Aim of the task - Set the data down again, exactly as it reads, but without the pictures.

Supplied data -
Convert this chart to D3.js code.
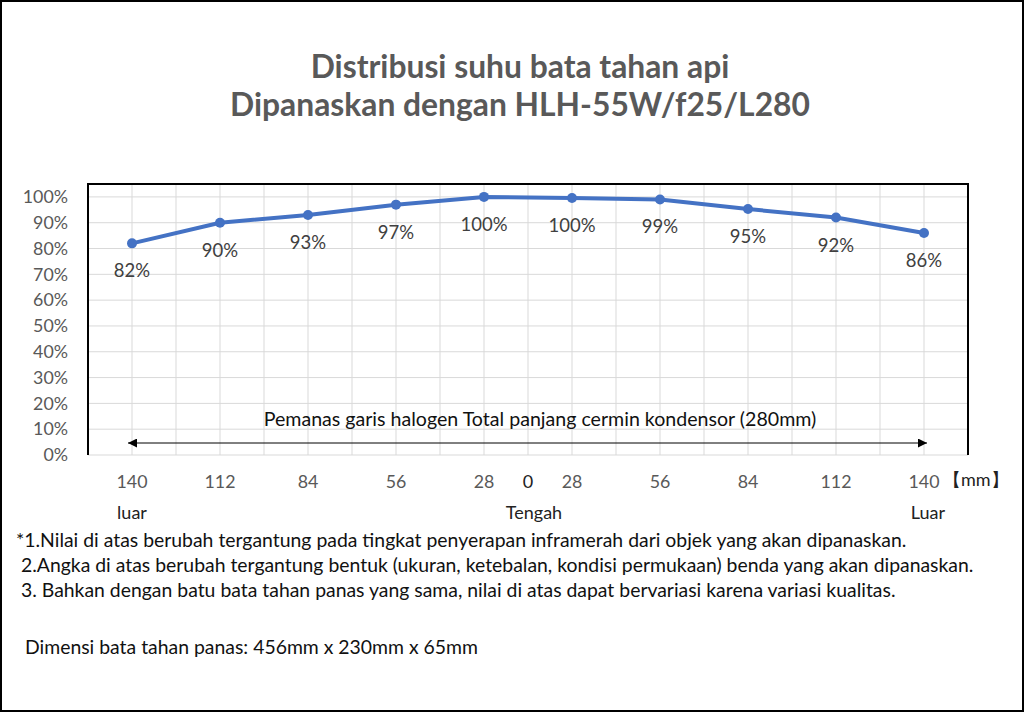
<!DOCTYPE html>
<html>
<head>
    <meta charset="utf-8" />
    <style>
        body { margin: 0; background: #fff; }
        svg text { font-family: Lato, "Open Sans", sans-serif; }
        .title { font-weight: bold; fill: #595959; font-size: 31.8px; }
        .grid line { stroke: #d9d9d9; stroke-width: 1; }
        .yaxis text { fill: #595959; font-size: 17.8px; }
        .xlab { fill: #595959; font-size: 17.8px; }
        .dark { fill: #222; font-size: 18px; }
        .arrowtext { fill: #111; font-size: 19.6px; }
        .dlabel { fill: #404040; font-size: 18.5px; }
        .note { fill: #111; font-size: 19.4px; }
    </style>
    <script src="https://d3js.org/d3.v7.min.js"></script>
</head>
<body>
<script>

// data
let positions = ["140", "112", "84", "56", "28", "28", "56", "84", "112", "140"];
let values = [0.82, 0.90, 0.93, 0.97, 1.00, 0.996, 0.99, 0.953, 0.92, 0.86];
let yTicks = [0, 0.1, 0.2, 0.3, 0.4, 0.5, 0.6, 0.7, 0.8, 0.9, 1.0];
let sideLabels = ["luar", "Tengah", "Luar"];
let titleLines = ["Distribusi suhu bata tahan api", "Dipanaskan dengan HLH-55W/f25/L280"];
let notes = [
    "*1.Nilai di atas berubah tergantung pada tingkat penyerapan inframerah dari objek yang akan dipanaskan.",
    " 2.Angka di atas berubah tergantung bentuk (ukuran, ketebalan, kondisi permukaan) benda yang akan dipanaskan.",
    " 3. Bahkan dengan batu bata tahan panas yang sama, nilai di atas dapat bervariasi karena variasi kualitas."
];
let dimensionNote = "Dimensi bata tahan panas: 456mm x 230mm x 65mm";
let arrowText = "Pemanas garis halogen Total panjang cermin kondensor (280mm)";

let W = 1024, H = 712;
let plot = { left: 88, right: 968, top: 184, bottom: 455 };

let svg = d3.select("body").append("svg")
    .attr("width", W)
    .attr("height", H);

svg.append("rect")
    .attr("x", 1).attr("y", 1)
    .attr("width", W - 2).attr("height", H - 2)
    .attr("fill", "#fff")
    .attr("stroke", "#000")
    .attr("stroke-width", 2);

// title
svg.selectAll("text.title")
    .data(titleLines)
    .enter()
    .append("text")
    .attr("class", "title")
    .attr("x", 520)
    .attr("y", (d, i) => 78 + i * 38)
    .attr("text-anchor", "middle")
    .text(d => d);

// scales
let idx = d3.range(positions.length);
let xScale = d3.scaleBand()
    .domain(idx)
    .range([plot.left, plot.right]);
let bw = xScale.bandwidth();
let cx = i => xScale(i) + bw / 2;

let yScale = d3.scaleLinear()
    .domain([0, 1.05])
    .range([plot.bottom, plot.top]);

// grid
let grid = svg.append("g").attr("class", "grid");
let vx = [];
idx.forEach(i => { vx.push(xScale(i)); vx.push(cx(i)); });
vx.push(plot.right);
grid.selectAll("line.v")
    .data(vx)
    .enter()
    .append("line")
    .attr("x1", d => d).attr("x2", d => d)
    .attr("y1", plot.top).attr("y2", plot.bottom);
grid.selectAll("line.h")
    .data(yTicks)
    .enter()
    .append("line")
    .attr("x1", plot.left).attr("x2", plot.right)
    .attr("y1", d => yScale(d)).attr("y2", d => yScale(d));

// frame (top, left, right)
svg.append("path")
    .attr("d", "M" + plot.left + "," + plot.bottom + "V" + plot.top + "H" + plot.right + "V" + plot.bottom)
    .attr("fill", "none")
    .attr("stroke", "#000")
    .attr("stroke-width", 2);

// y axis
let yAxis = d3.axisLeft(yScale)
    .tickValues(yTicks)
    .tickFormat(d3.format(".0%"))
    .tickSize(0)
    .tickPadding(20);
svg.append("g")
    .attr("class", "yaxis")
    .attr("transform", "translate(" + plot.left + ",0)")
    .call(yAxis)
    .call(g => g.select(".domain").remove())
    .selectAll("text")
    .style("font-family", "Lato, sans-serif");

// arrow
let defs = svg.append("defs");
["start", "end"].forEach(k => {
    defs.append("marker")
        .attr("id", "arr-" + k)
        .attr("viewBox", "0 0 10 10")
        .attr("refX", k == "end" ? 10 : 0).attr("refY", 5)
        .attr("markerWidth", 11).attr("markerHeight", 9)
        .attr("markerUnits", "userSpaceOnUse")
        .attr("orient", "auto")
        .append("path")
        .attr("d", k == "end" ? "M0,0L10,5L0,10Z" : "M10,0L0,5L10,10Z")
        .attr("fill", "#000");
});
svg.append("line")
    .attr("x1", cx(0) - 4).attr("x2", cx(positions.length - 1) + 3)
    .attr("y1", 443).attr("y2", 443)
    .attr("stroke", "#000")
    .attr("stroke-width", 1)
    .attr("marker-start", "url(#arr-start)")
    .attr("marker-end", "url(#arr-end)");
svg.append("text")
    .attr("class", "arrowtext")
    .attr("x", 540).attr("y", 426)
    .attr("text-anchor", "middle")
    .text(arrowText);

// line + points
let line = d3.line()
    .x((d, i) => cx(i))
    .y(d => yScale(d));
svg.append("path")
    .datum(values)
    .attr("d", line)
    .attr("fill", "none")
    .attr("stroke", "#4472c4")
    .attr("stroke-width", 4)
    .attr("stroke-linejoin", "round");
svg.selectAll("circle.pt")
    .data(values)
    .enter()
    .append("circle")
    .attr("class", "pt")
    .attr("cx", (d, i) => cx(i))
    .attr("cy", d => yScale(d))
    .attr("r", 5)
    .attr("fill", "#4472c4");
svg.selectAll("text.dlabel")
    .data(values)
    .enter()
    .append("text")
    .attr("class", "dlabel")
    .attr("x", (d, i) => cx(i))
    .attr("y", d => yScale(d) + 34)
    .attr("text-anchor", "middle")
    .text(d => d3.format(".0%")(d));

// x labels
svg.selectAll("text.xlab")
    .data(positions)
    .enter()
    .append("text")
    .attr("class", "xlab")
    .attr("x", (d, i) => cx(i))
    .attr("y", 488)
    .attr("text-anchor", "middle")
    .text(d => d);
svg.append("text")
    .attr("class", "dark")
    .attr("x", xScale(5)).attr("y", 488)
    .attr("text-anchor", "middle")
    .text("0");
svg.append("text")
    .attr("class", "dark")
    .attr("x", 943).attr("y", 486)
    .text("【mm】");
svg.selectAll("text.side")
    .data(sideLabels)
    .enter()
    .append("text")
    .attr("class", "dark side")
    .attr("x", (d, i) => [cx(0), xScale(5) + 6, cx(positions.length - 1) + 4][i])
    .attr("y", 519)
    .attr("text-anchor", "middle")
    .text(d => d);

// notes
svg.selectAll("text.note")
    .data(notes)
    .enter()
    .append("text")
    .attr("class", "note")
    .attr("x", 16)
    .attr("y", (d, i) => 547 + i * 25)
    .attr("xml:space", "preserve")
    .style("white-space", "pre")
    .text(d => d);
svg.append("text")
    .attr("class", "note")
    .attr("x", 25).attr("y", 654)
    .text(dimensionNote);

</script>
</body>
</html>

Exercise solution -
Convert this chart to D3.js code.
<!DOCTYPE html>
<html>
<head>
    <meta charset="utf-8" />
    <style>
        body { margin: 0; background: #fff; }
        svg text { font-family: Lato, "Open Sans", sans-serif; }
        .title { font-weight: bold; fill: #595959; font-size: 31.8px; }
        .grid line { stroke: #d9d9d9; stroke-width: 1; }
        .yaxis text { fill: #595959; font-size: 17.8px; }
        .xlab { fill: #595959; font-size: 17.8px; }
        .dark { fill: #222; font-size: 18px; }
        .arrowtext { fill: #111; font-size: 19.6px; }
        .dlabel { fill: #404040; font-size: 18.5px; }
        .note { fill: #111; font-size: 19.4px; }
    </style>
    <script src="https://d3js.org/d3.v7.min.js"></script>
</head>
<body>
<script>

// data
let positions = ["140", "112", "84", "56", "28", "28", "56", "84", "112", "140"];
let values = [0.82, 0.90, 0.93, 0.97, 1.00, 0.996, 0.99, 0.953, 0.92, 0.86];
let yTicks = [0, 0.1, 0.2, 0.3, 0.4, 0.5, 0.6, 0.7, 0.8, 0.9, 1.0];
let sideLabels = ["luar", "Tengah", "Luar"];
let titleLines = ["Distribusi suhu bata tahan api", "Dipanaskan dengan HLH-55W/f25/L280"];
let notes = [
    "*1.Nilai di atas berubah tergantung pada tingkat penyerapan inframerah dari objek yang akan dipanaskan.",
    " 2.Angka di atas berubah tergantung bentuk (ukuran, ketebalan, kondisi permukaan) benda yang akan dipanaskan.",
    " 3. Bahkan dengan batu bata tahan panas yang sama, nilai di atas dapat bervariasi karena variasi kualitas."
];
let dimensionNote = "Dimensi bata tahan panas: 456mm x 230mm x 65mm";
let arrowText = "Pemanas garis halogen Total panjang cermin kondensor (280mm)";

let W = 1024, H = 712;
let plot = { left: 88, right: 968, top: 184, bottom: 455 };

let svg = d3.select("body").append("svg")
    .attr("width", W)
    .attr("height", H);

svg.append("rect")
    .attr("x", 1).attr("y", 1)
    .attr("width", W - 2).attr("height", H - 2)
    .attr("fill", "#fff")
    .attr("stroke", "#000")
    .attr("stroke-width", 2);

// title
svg.selectAll("text.title")
    .data(titleLines)
    .enter()
    .append("text")
    .attr("class", "title")
    .attr("x", 520)
    .attr("y", (d, i) => 78 + i * 38)
    .attr("text-anchor", "middle")
    .text(d => d);

// scales
let idx = d3.range(positions.length);
let xScale = d3.scaleBand()
    .domain(idx)
    .range([plot.left, plot.right]);
let bw = xScale.bandwidth();
let cx = i => xScale(i) + bw / 2;

let yScale = d3.scaleLinear()
    .domain([0, 1.05])
    .range([plot.bottom, plot.top]);

// grid
let grid = svg.append("g").attr("class", "grid");
let vx = [];
idx.forEach(i => { vx.push(xScale(i)); vx.push(cx(i)); });
vx.push(plot.right);
grid.selectAll("line.v")
    .data(vx)
    .enter()
    .append("line")
    .attr("x1", d => d).attr("x2", d => d)
    .attr("y1", plot.top).attr("y2", plot.bottom);
grid.selectAll("line.h")
    .data(yTicks)
    .enter()
    .append("line")
    .attr("x1", plot.left).attr("x2", plot.right)
    .attr("y1", d => yScale(d)).attr("y2", d => yScale(d));

// frame (top, left, right)
svg.append("path")
    .attr("d", "M" + plot.left + "," + plot.bottom + "V" + plot.top + "H" + plot.right + "V" + plot.bottom)
    .attr("fill", "none")
    .attr("stroke", "#000")
    .attr("stroke-width", 2);

// y axis
let yAxis = d3.axisLeft(yScale)
    .tickValues(yTicks)
    .tickFormat(d3.format(".0%"))
    .tickSize(0)
    .tickPadding(20);
svg.append("g")
    .attr("class", "yaxis")
    .attr("transform", "translate(" + plot.left + ",0)")
    .call(yAxis)
    .call(g => g.select(".domain").remove())
    .selectAll("text")
    .style("font-family", "Lato, sans-serif");

// arrow
let defs = svg.append("defs");
["start", "end"].forEach(k => {
    defs.append("marker")
        .attr("id", "arr-" + k)
        .attr("viewBox", "0 0 10 10")
        .attr("refX", k == "end" ? 10 : 0).attr("refY", 5)
        .attr("markerWidth", 11).attr("markerHeight", 9)
        .attr("markerUnits", "userSpaceOnUse")
        .attr("orient", "auto")
        .append("path")
        .attr("d", k == "end" ? "M0,0L10,5L0,10Z" : "M10,0L0,5L10,10Z")
        .attr("fill", "#000");
});
svg.append("line")
    .attr("x1", cx(0) - 4).attr("x2", cx(positions.length - 1) + 3)
    .attr("y1", 443).attr("y2", 443)
    .attr("stroke", "#000")
    .attr("stroke-width", 1)
    .attr("marker-start", "url(#arr-start)")
    .attr("marker-end", "url(#arr-end)");
svg.append("text")
    .attr("class", "arrowtext")
    .attr("x", 540).attr("y", 426)
    .attr("text-anchor", "middle")
    .text(arrowText);

// line + points
let line = d3.line()
    .x((d, i) => cx(i))
    .y(d => yScale(d));
svg.append("path")
    .datum(values)
    .attr("d", line)
    .attr("fill", "none")
    .attr("stroke", "#4472c4")
    .attr("stroke-width", 4)
    .attr("stroke-linejoin", "round");
svg.selectAll("circle.pt")
    .data(values)
    .enter()
    .append("circle")
    .attr("class", "pt")
    .attr("cx", (d, i) => cx(i))
    .attr("cy", d => yScale(d))
    .attr("r", 5)
    .attr("fill", "#4472c4");
svg.selectAll("text.dlabel")
    .data(values)
    .enter()
    .append("text")
    .attr("class", "dlabel")
    .attr("x", (d, i) => cx(i))
    .attr("y", d => yScale(d) + 34)
    .attr("text-anchor", "middle")
    .text(d => d3.format(".0%")(d));

// x labels
svg.selectAll("text.xlab")
    .data(positions)
    .enter()
    .append("text")
    .attr("class", "xlab")
    .attr("x", (d, i) => cx(i))
    .attr("y", 488)
    .attr("text-anchor", "middle")
    .text(d => d);
svg.append("text")
    .attr("class", "dark")
    .attr("x", xScale(5)).attr("y", 488)
    .attr("text-anchor", "middle")
    .text("0");
svg.append("text")
    .attr("class", "dark")
    .attr("x", 943).attr("y", 486)
    .text("【mm】");
svg.selectAll("text.side")
    .data(sideLabels)
    .enter()
    .append("text")
    .attr("class", "dark side")
    .attr("x", (d, i) => [cx(0), xScale(5) + 6, cx(positions.length - 1) + 4][i])
    .attr("y", 519)
    .attr("text-anchor", "middle")
    .text(d => d);

// notes
svg.selectAll("text.note")
    .data(notes)
    .enter()
    .append("text")
    .attr("class", "note")
    .attr("x", 16)
    .attr("y", (d, i) => 547 + i * 25)
    .attr("xml:space", "preserve")
    .style("white-space", "pre")
    .text(d => d);
svg.append("text")
    .attr("class", "note")
    .attr("x", 25).attr("y", 654)
    .text(dimensionNote);

</script>
</body>
</html>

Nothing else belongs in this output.